# [Supplied material]
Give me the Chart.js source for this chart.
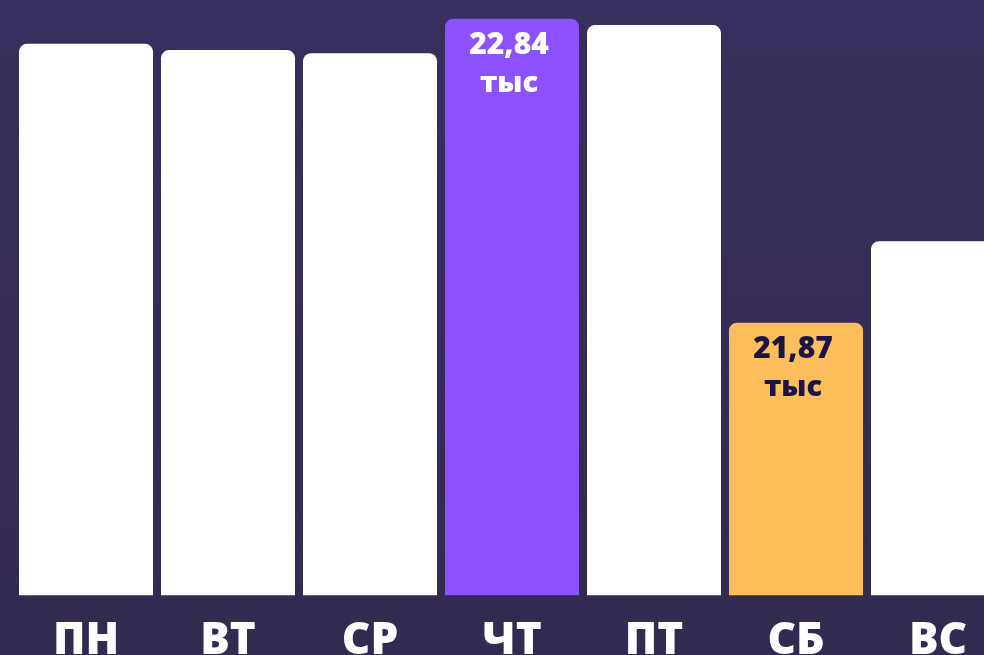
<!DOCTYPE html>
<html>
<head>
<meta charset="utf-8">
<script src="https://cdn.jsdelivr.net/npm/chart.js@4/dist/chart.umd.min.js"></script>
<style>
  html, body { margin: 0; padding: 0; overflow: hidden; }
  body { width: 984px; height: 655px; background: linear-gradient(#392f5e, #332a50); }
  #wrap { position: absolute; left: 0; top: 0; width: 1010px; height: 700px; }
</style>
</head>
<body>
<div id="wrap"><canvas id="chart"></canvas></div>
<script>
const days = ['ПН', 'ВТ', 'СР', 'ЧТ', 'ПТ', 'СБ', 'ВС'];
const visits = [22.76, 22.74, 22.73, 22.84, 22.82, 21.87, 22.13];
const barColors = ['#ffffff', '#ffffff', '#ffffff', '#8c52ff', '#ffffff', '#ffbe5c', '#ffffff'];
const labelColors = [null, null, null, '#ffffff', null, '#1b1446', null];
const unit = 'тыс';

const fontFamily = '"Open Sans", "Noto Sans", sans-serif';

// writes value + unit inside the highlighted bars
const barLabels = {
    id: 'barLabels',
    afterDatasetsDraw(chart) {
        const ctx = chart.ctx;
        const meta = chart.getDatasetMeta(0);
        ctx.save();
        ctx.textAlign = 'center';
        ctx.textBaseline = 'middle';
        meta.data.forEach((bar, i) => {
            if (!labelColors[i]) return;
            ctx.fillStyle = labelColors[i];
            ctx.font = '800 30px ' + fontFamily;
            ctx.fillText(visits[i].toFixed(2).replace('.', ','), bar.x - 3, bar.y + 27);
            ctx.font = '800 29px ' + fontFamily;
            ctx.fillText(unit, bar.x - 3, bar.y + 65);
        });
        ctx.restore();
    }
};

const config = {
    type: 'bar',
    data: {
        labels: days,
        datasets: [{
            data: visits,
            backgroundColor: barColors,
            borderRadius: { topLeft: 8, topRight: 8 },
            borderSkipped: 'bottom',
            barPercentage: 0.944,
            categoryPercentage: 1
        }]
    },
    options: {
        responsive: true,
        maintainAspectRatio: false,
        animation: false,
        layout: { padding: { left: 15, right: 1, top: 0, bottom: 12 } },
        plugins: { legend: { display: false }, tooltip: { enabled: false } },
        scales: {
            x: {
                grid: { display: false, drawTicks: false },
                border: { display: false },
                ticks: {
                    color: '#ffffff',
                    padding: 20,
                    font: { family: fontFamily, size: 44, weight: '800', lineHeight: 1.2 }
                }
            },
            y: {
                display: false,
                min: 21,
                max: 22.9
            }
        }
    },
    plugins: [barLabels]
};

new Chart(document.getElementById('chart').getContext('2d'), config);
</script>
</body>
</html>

# [Prompt]
Reproduce the listing word for word and omit its pictures.

# [Written reply]
Give me the Chart.js source for this chart.
<!DOCTYPE html>
<html>
<head>
<meta charset="utf-8">
<script src="https://cdn.jsdelivr.net/npm/chart.js@4/dist/chart.umd.min.js"></script>
<style>
  html, body { margin: 0; padding: 0; overflow: hidden; }
  body { width: 984px; height: 655px; background: linear-gradient(#392f5e, #332a50); }
  #wrap { position: absolute; left: 0; top: 0; width: 1010px; height: 700px; }
</style>
</head>
<body>
<div id="wrap"><canvas id="chart"></canvas></div>
<script>
const days = ['ПН', 'ВТ', 'СР', 'ЧТ', 'ПТ', 'СБ', 'ВС'];
const visits = [22.76, 22.74, 22.73, 22.84, 22.82, 21.87, 22.13];
const barColors = ['#ffffff', '#ffffff', '#ffffff', '#8c52ff', '#ffffff', '#ffbe5c', '#ffffff'];
const labelColors = [null, null, null, '#ffffff', null, '#1b1446', null];
const unit = 'тыс';

const fontFamily = '"Open Sans", "Noto Sans", sans-serif';

// writes value + unit inside the highlighted bars
const barLabels = {
    id: 'barLabels',
    afterDatasetsDraw(chart) {
        const ctx = chart.ctx;
        const meta = chart.getDatasetMeta(0);
        ctx.save();
        ctx.textAlign = 'center';
        ctx.textBaseline = 'middle';
        meta.data.forEach((bar, i) => {
            if (!labelColors[i]) return;
            ctx.fillStyle = labelColors[i];
            ctx.font = '800 30px ' + fontFamily;
            ctx.fillText(visits[i].toFixed(2).replace('.', ','), bar.x - 3, bar.y + 27);
            ctx.font = '800 29px ' + fontFamily;
            ctx.fillText(unit, bar.x - 3, bar.y + 65);
        });
        ctx.restore();
    }
};

const config = {
    type: 'bar',
    data: {
        labels: days,
        datasets: [{
            data: visits,
            backgroundColor: barColors,
            borderRadius: { topLeft: 8, topRight: 8 },
            borderSkipped: 'bottom',
            barPercentage: 0.944,
            categoryPercentage: 1
        }]
    },
    options: {
        responsive: true,
        maintainAspectRatio: false,
        animation: false,
        layout: { padding: { left: 15, right: 1, top: 0, bottom: 12 } },
        plugins: { legend: { display: false }, tooltip: { enabled: false } },
        scales: {
            x: {
                grid: { display: false, drawTicks: false },
                border: { display: false },
                ticks: {
                    color: '#ffffff',
                    padding: 20,
                    font: { family: fontFamily, size: 44, weight: '800', lineHeight: 1.2 }
                }
            },
            y: {
                display: false,
                min: 21,
                max: 22.9
            }
        }
    },
    plugins: [barLabels]
};

new Chart(document.getElementById('chart').getContext('2d'), config);
</script>
</body>
</html>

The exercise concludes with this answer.